This week, the world recognized key problems that are impacting communities everywhere. World Food Day and International Day for the Eradication of Poverty are, in our opinion, inextricably linked.

World Food Day

The month of October brings with it a harvest season in many countries as well as the reminder that the world has yet to become food secure or to obtain zero hunger on October 16th, World Food Day. Begun in 1981 by the Food and Agriculture Organization (FAO) of the United Nations, each year has something of a theme, with this year’s theme centered on a multi-sectoral approach to identify and implement responsible solutions for not only reaching zero hunger, but also ensuring that the food we produce is truly nourishing to the body and the process of farming and food production is nourishing to the planet.

The World Food Bank team works on this vision 365 days per year.  We recognize that building efficient and effective agricultural ecosystems that are scalable and sustainable requires much more than just the promotion of projects and programs alone.  While each country and each geography will have varying dynamics, we believe the great solutions are almost always to be found in the collaborative partnering of government, civil society, and business.
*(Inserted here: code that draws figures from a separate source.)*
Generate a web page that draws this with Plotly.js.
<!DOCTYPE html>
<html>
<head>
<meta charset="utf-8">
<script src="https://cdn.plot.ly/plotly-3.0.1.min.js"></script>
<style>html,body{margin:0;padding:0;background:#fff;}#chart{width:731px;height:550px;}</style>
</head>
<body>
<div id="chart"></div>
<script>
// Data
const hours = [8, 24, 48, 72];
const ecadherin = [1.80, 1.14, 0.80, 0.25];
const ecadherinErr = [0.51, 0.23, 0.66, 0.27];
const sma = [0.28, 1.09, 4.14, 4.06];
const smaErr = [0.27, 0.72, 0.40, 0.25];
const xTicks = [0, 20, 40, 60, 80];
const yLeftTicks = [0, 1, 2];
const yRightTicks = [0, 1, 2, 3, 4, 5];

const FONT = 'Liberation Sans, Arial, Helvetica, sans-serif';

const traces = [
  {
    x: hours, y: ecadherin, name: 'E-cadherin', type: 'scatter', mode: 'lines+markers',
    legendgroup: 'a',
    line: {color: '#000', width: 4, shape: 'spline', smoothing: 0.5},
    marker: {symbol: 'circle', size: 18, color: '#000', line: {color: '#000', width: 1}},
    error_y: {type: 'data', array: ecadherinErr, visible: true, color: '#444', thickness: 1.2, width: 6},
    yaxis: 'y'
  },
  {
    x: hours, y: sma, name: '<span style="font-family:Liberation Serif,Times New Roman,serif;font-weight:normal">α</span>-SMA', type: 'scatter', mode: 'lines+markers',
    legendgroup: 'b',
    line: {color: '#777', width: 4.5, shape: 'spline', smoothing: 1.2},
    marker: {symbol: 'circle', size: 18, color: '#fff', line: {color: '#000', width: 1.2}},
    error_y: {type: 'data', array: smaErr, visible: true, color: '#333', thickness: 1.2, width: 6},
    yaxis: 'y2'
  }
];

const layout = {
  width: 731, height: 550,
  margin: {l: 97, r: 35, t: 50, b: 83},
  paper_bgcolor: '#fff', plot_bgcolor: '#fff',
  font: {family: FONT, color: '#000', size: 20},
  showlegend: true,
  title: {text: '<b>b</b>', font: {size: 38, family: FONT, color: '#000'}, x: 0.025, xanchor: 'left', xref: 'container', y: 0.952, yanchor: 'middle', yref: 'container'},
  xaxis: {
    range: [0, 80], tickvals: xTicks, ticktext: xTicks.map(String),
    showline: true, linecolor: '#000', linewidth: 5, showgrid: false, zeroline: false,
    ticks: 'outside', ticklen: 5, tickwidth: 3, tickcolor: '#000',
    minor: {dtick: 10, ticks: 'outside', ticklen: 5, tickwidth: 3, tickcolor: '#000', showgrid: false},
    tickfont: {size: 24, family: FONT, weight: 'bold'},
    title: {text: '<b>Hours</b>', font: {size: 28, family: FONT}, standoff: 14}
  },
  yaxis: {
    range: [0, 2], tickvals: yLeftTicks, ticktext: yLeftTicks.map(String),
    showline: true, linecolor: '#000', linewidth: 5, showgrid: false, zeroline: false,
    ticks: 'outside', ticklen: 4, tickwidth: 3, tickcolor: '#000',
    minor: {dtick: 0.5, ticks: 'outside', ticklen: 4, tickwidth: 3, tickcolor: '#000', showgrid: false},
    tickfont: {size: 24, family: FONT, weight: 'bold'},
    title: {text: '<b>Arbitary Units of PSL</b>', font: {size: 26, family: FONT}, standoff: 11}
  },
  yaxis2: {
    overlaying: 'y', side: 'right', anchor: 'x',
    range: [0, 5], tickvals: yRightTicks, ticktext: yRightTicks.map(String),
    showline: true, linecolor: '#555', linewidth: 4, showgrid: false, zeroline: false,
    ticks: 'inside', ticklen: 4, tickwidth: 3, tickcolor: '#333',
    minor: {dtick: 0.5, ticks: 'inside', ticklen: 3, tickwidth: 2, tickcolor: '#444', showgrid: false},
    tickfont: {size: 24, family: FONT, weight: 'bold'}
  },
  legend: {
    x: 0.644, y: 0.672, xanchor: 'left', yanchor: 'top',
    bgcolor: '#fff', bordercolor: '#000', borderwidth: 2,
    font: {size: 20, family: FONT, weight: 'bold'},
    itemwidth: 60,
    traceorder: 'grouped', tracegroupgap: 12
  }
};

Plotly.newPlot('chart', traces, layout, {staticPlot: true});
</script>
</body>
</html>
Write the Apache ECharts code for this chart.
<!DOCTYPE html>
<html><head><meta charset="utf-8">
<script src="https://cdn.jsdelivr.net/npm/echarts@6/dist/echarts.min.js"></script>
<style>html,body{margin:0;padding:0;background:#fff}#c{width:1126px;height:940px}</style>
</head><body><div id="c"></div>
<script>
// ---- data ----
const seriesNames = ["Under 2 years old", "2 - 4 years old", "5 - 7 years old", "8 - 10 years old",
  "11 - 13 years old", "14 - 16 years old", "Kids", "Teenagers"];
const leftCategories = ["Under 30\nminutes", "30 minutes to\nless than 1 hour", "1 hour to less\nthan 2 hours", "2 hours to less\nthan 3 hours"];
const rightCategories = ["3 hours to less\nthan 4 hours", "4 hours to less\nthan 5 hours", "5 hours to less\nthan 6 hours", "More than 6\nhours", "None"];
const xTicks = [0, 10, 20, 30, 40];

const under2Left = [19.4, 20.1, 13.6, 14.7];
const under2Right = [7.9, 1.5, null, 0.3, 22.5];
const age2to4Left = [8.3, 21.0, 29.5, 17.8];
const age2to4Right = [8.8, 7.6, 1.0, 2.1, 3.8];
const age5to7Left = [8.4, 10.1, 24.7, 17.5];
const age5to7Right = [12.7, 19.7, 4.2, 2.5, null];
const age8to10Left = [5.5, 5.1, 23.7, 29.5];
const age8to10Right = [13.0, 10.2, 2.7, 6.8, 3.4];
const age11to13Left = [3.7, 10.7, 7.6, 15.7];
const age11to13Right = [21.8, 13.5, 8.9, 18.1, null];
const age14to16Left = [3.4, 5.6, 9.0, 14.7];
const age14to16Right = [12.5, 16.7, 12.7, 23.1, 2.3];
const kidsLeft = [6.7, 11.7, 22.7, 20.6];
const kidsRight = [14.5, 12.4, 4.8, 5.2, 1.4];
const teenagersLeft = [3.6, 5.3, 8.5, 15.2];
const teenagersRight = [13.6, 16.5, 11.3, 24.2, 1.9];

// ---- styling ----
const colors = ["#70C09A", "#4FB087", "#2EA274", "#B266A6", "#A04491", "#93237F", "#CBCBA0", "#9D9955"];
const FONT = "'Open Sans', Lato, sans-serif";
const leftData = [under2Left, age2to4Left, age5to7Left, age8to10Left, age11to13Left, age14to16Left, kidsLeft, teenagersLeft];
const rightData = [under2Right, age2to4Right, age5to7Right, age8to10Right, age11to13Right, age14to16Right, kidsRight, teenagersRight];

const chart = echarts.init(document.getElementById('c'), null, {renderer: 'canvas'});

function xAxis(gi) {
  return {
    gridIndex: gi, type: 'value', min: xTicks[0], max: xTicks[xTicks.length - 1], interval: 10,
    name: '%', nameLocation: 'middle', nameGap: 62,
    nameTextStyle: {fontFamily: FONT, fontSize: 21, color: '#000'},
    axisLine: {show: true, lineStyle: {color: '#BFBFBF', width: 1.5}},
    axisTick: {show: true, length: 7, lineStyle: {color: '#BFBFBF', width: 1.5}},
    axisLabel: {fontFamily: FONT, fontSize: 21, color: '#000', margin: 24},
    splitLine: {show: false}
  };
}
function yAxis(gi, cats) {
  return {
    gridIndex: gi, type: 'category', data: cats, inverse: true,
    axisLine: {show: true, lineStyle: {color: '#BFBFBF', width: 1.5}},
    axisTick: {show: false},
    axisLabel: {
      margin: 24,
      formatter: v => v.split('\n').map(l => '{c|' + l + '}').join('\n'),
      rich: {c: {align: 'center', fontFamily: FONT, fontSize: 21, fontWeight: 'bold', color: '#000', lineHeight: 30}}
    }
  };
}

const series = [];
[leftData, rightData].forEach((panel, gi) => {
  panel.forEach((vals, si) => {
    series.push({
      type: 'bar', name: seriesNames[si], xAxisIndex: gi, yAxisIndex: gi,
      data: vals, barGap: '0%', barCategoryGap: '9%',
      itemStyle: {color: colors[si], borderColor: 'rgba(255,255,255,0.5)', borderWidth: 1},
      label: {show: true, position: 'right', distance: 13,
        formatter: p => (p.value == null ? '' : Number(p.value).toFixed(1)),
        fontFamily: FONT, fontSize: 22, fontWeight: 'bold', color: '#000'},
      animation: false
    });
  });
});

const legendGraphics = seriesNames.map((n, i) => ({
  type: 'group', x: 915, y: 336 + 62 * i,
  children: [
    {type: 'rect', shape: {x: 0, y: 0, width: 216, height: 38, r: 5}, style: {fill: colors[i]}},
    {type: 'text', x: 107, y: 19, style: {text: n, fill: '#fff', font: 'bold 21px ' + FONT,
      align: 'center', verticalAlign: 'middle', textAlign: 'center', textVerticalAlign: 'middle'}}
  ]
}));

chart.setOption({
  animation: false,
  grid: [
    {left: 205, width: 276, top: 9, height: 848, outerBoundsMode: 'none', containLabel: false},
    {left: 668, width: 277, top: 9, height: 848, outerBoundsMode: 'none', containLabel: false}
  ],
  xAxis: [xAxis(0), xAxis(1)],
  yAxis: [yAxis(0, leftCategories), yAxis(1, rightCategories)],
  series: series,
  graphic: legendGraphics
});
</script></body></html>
International Day for the Eradication of Poverty

It’s not ironic that the day after World Food Day is the International Day for the Eradication of Poverty. With the majority of those living in poverty being tied to agriculture, the two are inextricably linked.

Here’s an interesting fact: The Democratic Republic of the Congo is the world’s richest country with more than $24 trillion in assets, but its population lives at an average income level so low that they are considered the fourth poorest on the planet. For years governments have been pouring aid and other various forms of assistance into this is similar countries when good governance could turn the country around in a few short years, yet the culture of corruption is pervasive and hundreds of millions go into the pockets of a corrupt few, while millions of men, women, and children they call neighbor, live on less than $1 a day.

The resources to end poverty exist right now as do the resources to end hunger. What is missing is the will of those in power to put others before themselves, and to build systems that include structures to promote working toward common goals, with clear consequences for circumventing those structures.

On this International Day for the Eradication of Poverty, we celebrate those leaders who are fighting the tides of the institutionalized corruption that exists in so much of the world today, and we encourage collaboration among stakeholders in the creation of efficient ecosystems that build strong economies.